Il est beau que dans cette Apologie de la religion méprisée, Yehuda Hallévi fasse preuve de suffisamment de grandeur pour reconnaître la place qui revient dans l’avènement de la Rédemption, aux chrétiens et aux musulmans, même s’il ne leur concède qu’une place de second ordre. À la même époque, quelle était la place réservée aux juifs dans leurs théologies ?

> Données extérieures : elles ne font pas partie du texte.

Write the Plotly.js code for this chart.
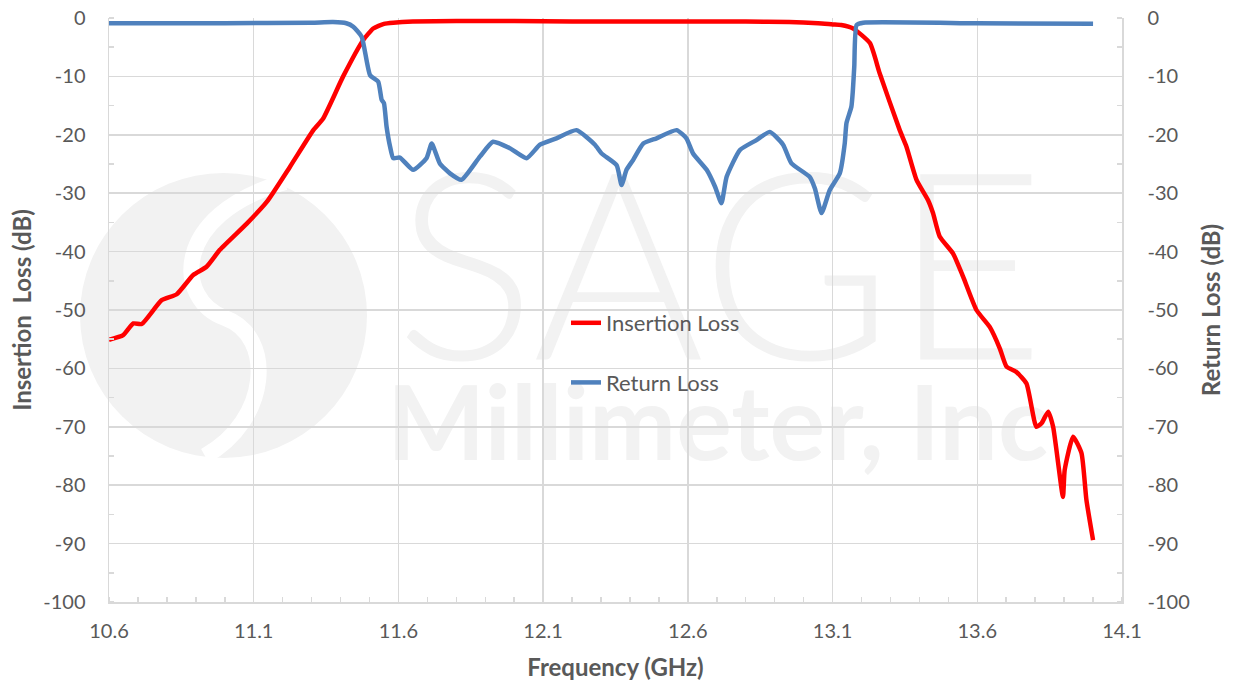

Les Livres quatre et cinq du Kuzari plongent dans la tradition cosmogonique et les sciences naturelles et astronomique, avec des commentaires sur le Sefer Yetsira et les Pirqé de Rabbi Eli’ezer.Hallévi retrouve là matière à débattre avec Platon, Socrate et Aristote, dont il se rapproche ou s’éloigne selon le sujet. Méditant sur leurs erreurs d’appréciation des choses divines, notamment en ce qui concerne le sort de l’âme après la mort, Hallévi a cette parole étonnante, que l’on trouve plus couramment sous la plume des théologiens chrétiens parlant des juifs : « Oui, les philosophes sont excusables […], puisqu’ils étaient privés de la prophétie et de la lumière divine » (p. 216).
On ne saurait refermer cet ouvrage essentiel sans penser à la somme de travail et de connaissances qu’il a fallu à Charles Touati pour arriver à un pareil résultat.